## RECORDS SUPPLIED
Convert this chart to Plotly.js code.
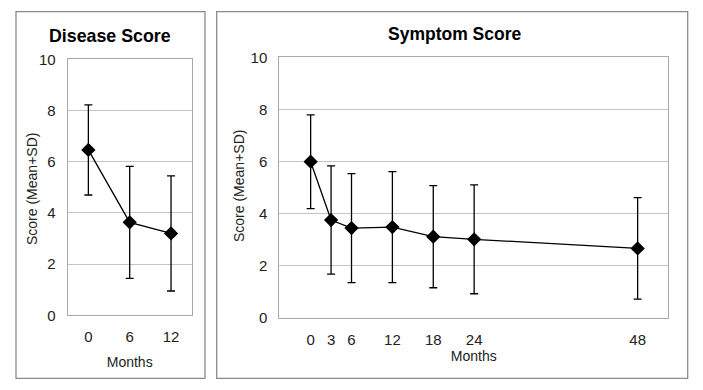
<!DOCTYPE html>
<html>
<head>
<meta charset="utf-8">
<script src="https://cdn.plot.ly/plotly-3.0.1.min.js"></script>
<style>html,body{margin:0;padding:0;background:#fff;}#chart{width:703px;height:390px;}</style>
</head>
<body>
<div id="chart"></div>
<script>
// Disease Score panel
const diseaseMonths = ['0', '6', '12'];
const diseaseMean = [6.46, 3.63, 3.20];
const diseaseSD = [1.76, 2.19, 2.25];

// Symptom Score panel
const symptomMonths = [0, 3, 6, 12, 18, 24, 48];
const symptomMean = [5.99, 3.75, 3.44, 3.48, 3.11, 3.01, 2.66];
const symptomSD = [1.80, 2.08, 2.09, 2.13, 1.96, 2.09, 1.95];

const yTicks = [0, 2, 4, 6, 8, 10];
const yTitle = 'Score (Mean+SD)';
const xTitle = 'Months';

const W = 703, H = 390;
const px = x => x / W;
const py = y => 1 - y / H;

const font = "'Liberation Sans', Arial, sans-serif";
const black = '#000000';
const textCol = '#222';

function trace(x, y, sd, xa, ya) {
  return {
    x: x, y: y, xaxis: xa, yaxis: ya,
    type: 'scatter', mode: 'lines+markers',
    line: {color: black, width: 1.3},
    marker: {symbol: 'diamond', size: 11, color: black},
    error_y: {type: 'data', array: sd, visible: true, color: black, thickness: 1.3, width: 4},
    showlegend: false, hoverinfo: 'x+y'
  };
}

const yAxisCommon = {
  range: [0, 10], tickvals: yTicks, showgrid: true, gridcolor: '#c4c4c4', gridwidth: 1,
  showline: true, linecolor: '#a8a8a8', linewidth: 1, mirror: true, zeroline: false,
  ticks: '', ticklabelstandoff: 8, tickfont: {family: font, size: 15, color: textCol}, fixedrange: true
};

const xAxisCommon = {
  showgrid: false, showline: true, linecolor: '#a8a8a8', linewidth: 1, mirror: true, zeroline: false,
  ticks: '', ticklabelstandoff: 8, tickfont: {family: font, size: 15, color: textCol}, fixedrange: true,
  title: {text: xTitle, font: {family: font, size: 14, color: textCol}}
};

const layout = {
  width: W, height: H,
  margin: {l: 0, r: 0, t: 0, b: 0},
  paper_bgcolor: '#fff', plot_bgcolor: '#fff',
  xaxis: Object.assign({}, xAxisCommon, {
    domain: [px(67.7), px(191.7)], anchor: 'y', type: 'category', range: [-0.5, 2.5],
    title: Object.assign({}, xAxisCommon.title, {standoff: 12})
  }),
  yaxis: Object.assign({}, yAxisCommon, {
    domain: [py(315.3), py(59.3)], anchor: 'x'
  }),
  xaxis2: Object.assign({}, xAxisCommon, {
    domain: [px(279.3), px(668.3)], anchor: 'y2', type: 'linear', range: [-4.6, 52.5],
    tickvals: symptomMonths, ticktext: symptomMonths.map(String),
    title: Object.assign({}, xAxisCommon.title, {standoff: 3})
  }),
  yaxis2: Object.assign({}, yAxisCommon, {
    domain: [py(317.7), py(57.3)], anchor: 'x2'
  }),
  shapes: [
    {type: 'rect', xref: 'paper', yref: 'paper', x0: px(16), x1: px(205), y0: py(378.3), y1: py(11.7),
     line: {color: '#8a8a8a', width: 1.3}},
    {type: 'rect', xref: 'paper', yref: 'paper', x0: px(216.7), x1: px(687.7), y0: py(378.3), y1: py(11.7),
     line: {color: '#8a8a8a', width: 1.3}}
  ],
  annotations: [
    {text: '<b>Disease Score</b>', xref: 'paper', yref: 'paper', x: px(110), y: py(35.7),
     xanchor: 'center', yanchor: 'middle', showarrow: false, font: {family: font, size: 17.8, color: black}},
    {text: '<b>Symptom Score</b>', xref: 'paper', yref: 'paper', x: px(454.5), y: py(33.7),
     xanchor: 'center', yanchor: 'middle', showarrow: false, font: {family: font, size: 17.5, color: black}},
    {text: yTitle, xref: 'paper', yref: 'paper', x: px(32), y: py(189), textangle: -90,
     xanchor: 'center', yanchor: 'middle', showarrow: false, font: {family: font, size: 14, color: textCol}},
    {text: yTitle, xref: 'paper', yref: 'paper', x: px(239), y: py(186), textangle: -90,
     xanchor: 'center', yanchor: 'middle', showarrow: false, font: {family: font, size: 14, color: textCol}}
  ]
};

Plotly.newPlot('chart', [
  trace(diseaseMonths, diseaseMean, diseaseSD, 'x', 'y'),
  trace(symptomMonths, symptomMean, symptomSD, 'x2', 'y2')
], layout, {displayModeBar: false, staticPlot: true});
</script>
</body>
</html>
--
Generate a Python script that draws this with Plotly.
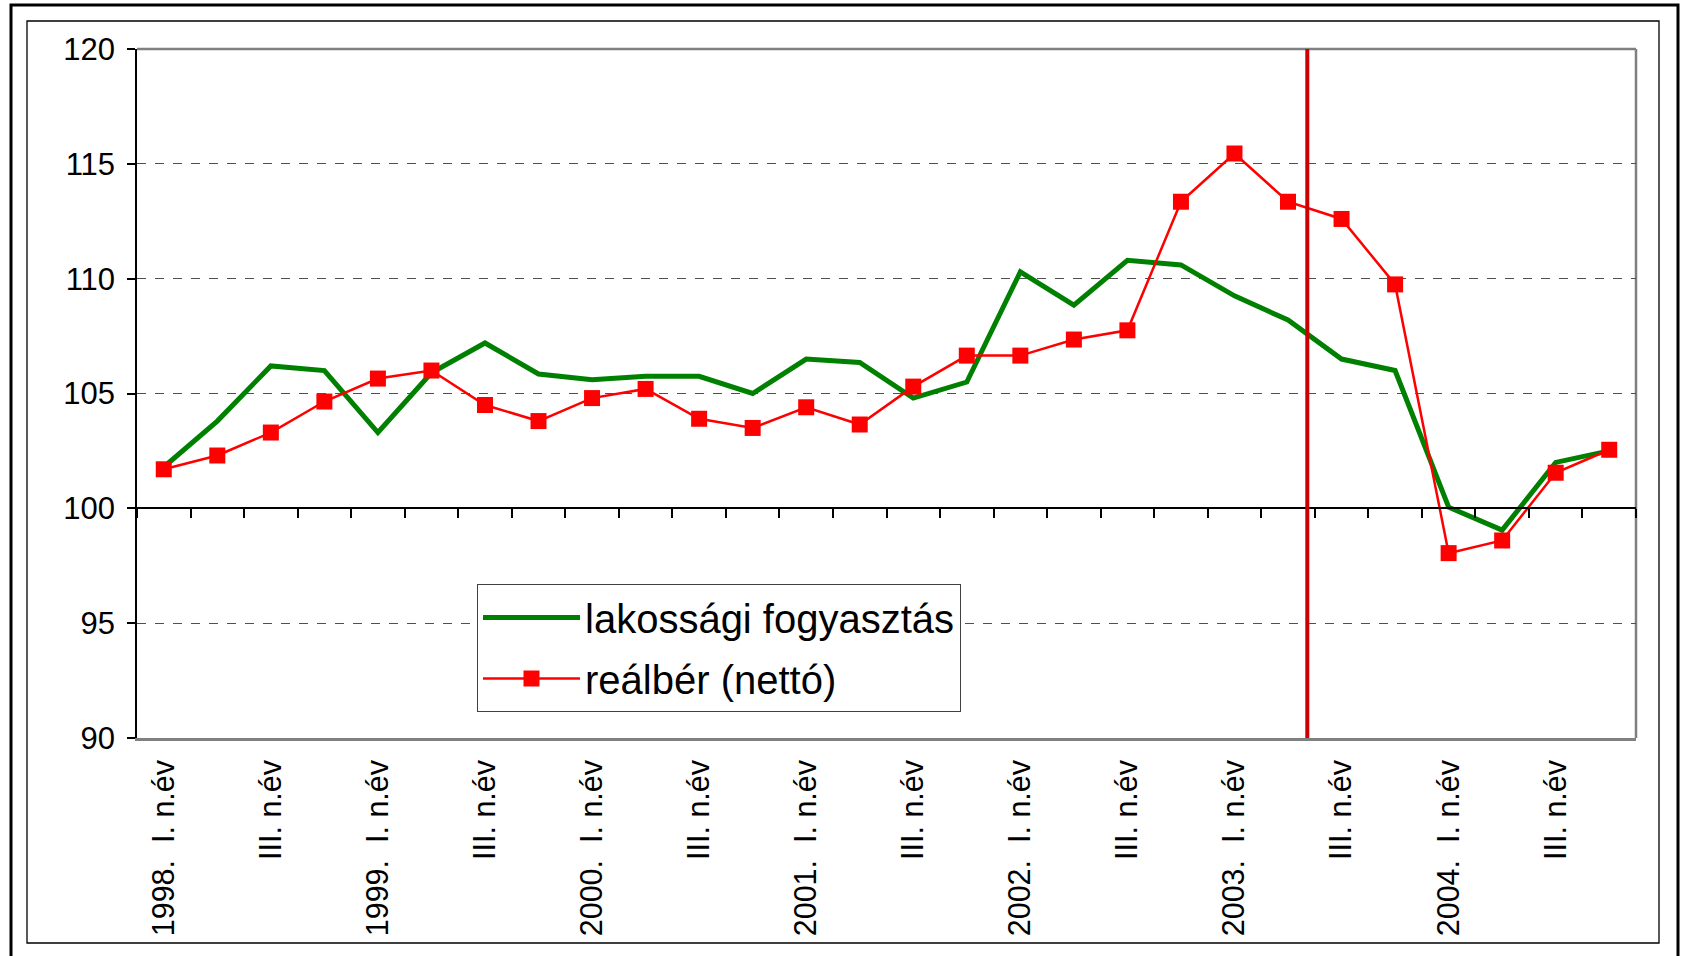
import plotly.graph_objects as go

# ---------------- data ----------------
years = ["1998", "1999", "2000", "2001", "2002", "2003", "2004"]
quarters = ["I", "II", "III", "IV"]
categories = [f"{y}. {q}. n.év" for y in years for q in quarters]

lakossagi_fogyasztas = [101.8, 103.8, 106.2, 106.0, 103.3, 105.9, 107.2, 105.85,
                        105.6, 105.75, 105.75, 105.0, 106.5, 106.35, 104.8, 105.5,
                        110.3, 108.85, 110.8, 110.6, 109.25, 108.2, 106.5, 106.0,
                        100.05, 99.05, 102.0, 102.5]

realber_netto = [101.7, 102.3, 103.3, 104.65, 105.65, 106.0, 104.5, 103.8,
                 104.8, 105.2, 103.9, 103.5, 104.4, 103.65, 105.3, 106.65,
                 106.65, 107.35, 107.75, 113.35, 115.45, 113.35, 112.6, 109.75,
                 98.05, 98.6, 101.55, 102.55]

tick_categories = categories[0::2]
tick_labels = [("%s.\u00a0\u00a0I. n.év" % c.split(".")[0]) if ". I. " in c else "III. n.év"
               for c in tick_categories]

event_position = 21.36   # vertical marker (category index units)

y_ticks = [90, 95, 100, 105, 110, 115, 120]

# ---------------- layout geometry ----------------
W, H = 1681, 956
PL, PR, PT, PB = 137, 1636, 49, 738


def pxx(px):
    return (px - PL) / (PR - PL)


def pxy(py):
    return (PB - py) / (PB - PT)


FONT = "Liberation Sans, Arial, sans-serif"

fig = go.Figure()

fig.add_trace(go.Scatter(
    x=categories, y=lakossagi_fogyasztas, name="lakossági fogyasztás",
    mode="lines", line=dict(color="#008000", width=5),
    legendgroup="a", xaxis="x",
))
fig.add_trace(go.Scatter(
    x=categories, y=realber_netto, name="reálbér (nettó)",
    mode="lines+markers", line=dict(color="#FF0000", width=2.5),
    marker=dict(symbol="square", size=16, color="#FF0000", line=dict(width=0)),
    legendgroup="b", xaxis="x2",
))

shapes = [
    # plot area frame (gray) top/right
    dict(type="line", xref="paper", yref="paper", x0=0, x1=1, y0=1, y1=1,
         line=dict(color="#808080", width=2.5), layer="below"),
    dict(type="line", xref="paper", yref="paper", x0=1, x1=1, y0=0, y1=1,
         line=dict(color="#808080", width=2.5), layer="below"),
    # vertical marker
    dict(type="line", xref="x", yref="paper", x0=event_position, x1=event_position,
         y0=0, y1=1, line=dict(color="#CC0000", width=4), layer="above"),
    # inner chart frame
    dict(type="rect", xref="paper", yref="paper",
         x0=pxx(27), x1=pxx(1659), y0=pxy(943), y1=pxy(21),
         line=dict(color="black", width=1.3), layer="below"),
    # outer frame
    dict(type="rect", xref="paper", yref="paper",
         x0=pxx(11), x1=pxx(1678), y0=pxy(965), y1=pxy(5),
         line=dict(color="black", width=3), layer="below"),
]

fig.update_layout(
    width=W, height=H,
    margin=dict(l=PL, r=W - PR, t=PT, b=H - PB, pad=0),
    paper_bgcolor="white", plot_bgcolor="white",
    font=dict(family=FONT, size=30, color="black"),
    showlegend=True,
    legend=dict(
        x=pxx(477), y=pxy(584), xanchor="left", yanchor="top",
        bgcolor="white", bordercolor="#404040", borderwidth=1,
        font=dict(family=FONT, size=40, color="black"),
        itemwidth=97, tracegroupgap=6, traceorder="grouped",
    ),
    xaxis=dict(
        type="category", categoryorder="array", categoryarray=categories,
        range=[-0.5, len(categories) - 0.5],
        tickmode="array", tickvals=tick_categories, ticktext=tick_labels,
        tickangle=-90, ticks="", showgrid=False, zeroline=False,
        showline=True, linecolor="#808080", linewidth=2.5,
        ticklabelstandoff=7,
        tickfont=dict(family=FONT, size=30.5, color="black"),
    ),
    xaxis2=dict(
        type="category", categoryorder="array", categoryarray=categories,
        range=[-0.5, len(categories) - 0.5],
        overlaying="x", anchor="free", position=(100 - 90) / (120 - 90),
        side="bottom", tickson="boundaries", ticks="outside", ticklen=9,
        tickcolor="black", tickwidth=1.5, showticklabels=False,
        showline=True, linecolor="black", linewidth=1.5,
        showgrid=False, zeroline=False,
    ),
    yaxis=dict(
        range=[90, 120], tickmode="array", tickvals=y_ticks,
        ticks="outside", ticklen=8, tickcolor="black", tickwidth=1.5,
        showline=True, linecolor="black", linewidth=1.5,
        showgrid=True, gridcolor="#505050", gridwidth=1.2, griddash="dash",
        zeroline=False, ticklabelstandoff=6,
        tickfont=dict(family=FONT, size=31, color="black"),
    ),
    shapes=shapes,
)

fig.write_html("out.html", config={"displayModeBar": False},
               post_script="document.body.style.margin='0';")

## PROBLEM DETAILS
Leave the pictures out, and transcribe exactly the lines above starting at the one that contains "Convert this chart to Plotly.js code." and ending at the one that contains "const symptomSD = [1.80, 2.08, 2.09, 2.13, 1.96, 2.09, 1.95];".

## THE OUTPUT
Convert this chart to Plotly.js code.
<!DOCTYPE html>
<html>
<head>
<meta charset="utf-8">
<script src="https://cdn.plot.ly/plotly-3.0.1.min.js"></script>
<style>html,body{margin:0;padding:0;background:#fff;}#chart{width:703px;height:390px;}</style>
</head>
<body>
<div id="chart"></div>
<script>
// Disease Score panel
const diseaseMonths = ['0', '6', '12'];
const diseaseMean = [6.46, 3.63, 3.20];
const diseaseSD = [1.76, 2.19, 2.25];

// Symptom Score panel
const symptomMonths = [0, 3, 6, 12, 18, 24, 48];
const symptomMean = [5.99, 3.75, 3.44, 3.48, 3.11, 3.01, 2.66];
const symptomSD = [1.80, 2.08, 2.09, 2.13, 1.96, 2.09, 1.95];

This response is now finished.